Jamie Foxx stars as FBI Agent Fleury, who struggles with bureaucratic apathy toward the situation; he is personally involved having lost a friend in the attack. After some clever wheeling and dealing, Fleury and three fellow agents are allowed five days on the crime scene to catch the planner of this act. Chris Cooper, Jennifer Garner, and Jason Bateman play Foxx’s costars, all agents with their own specialties that, through the investigation, become useful. They’re babysat by local Saudi Colonel Faris Al-Ghazi (Ashraf Barhoum), who in spite of being fairly unknown and inexperienced as an actor, gives the film’s best performance. He does typify the “friendly local” station in this Middle-Eastern action yarn, but does it with enough heart to make us forget his character’s traditional placement is another of the film’s many banalities.

Colonel Faris is powerless to help the Americans, whose clock ticks as their five days begin to expire. The local investigation at the bomb site is led by an inexperienced military man who uses tactics that make the Americans cringe. Apparently, there’s no “CSI: Saudi Arabia” in their country, so they’re unaware you’re not supposed to trample over and contaminate crime scenes. But it is another world, so Fleury and his team are forced to give credit of their findings to Colonel Faris. Faris and Fleury develop amity that helps viewers see that people are people. We’re all basically the same—Faris and Fleury are both family men, both skilled investigators, both troubled by the conflict they face. Culturally, however, they can’t help but remain distant. Faris is particularly American-savvy, not blatantly Saudi on the exterior, making him easy for Fleury, therefore us, to get along with. Here’s the problem: that’s assuming we have a problem accepting other cultures. The Kingdom makes that determination for us, by waving a friendly face before us so we don’t feel alone and cold at night.

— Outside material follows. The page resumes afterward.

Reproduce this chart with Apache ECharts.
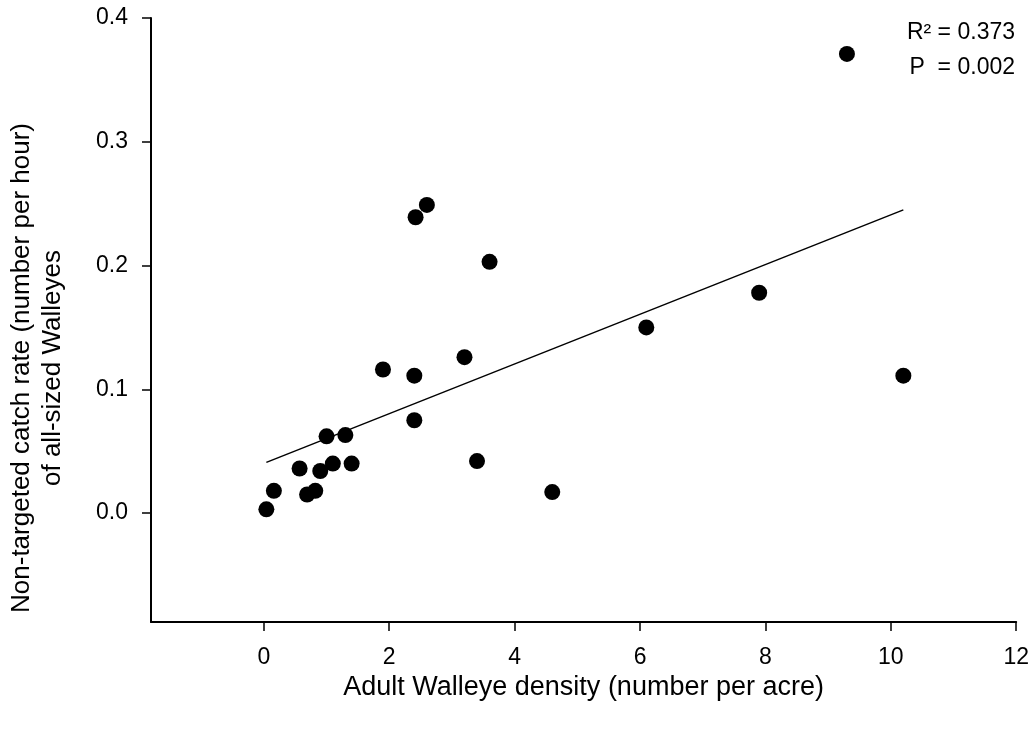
<!DOCTYPE html>
<html>
<head>
<meta charset="utf-8">
<script src="https://cdn.jsdelivr.net/npm/echarts@6/dist/echarts.min.js"></script>
<style>
    html, body {margin: 0; padding: 0; background: #fff;}
    #chart {width: 1032px; height: 730px;}
</style>
</head>
<body>
<div id="chart"></div>
<script>
// adult walleye density (number per acre)
const density = [0.04, 0.16, 0.57, 0.69, 0.82, 0.9, 1.0, 1.1, 1.3, 1.4, 1.9, 2.4, 2.4, 2.42, 2.6, 3.2, 3.4, 3.6, 4.6, 6.1, 7.9, 9.3, 10.2];
// non-targeted catch rate (number per hour)
const catchRate = [0.003, 0.018, 0.036, 0.015, 0.018, 0.034, 0.062, 0.040, 0.063, 0.040, 0.116, 0.111, 0.075, 0.239, 0.249, 0.126, 0.042, 0.203, 0.017, 0.150, 0.178, 0.371, 0.111];
// fitted line end points
const fitX = [0.04, 10.2];
const fitY = [0.041, 0.245];
const xTicks = [0, 2, 4, 6, 8, 10, 12];
const yTicks = [0, 0.1, 0.2, 0.3, 0.4];

const chart = echarts.init(document.getElementById('chart'));
const font = 'Liberation Sans, Arial, sans-serif';

const option = {
    animation: false,
    grid: {left: 151, right: 15, top: 18, bottom: 108},
    xAxis: {
        type: 'value',
        min: -1.8,
        max: 12,
        name: 'Adult Walleye density (number per acre)',
        nameLocation: 'middle',
        nameGap: 49,
        nameTextStyle: {color: '#000', fontSize: 27, fontFamily: font},
        splitLine: {show: false},
        axisLine: {show: true, onZero: false, lineStyle: {color: '#000', width: 2}},
        axisTick: {show: true, length: 9, lineStyle: {color: '#000', width: 1.5}, customValues: xTicks},
        axisLabel: {color: '#000', fontSize: 23, fontFamily: font, margin: 24, customValues: xTicks}
    },
    yAxis: {
        type: 'value',
        min: -0.088,
        max: 0.4,
        splitLine: {show: false},
        axisLine: {show: true, onZero: false, lineStyle: {color: '#000', width: 2}},
        axisTick: {show: true, length: 9, lineStyle: {color: '#000', width: 1.5}, customValues: yTicks},
        axisLabel: {
            color: '#000', fontSize: 23, fontFamily: font, margin: 23, customValues: yTicks,
            formatter: v => v.toFixed(1)
        }
    },
    graphic: [
        {
            type: 'text', x: 22, y: 368, rotation: Math.PI / 2,
            style: {text: 'Non-targeted catch rate (number per hour)', fill: '#000', font: '26px ' + font, textAlign: 'center', textVerticalAlign: 'middle'}
        },
        {
            type: 'text', x: 53, y: 368, rotation: Math.PI / 2,
            style: {text: 'of all-sized Walleyes', fill: '#000', font: '26px ' + font, textAlign: 'center', textVerticalAlign: 'middle'}
        },
        {
            type: 'text', x: 1015, y: 33,
            style: {text: 'R² = 0.373', fill: '#000', font: '23px ' + font, textAlign: 'right', textVerticalAlign: 'middle'}
        },
        {
            type: 'text', x: 1015, y: 68,
            style: {text: 'P  = 0.002', fill: '#000', font: '23px ' + font, textAlign: 'right', textVerticalAlign: 'middle'}
        }
    ],
    series: [
        {
            type: 'line',
            data: fitX.map((x, i) => [x, fitY[i]]),
            symbol: 'none',
            lineStyle: {color: '#000', width: 1.5},
            z: 2
        },
        {
            type: 'scatter',
            data: density.map((x, i) => [x, catchRate[i]]),
            symbol: 'circle',
            symbolSize: 16,
            itemStyle: {color: '#000', opacity: 1},
            z: 3
        }
    ]
};
chart.setOption(option);
</script>
</body>
</html>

Of course this is all a Hollywood illusion in the worst way. The FBI’s investigation feels more like a serial killer is being hunted, not a political criminal. It’s a clever way of toning down the material for those of us unprepared for what a bolder film (like In the Valley of Elah) might have shown. Instead, Americans are the invulnerable heroes, while the locals provide ample action-movie collateral damage. The agents’ eventual chase after their terrorist target, a thrilling sequence in the last half-hour, ends abruptly, finalizing with four FBI agents and a few policemen accomplishing what the whole American intelligence community couldn’t do: catch their man. And despite that filmism, it’s all somehow enthralling, throwing us into well-filmed action and making us forget there should be a greater message embedded into the story, even if it does suggest in the end that we’re equally guilty for propagating the never-ending cycle of violence.

Peter Berg’s filmography has shown potential thus far, but this is his best picture. With The Rundown, Friday Night Lights, and Very Bad Things, Berg entertained on an urgent guilty-pleasure level. There’s plenty to be guilty about here, sure, but the pleasure part is so well-conceived. Written by the brother of director Joe Carnahan (Narc, Smokin’ Aces), Matthew Michael Carnahan, the story’s sleight political liftoff gives way to a better film than this should be. Furthermore, Carnahan’s future material seems occupied with the Iraqi-conflict; later this year Carnahan is back with his script for the Robert Redford political-war film Lions for Lambs, in which the director Peter Berg costars.

We’re consumed by The Kingdom’s subject outright, regardless of endless clichés and problematic hypocrisies; and just when its politics begins to falter, Berg’s expertly shot action sequences rescue the picture with, ironically, mindless and trivial violence. The film’s utmost fault, its lacking significance, is actually its supreme appeal. The Kingdom’s goal is to give audience a relatively insightful starting point, and then continue beyond that with your usual bang-bang-a-thon. It does that quite well.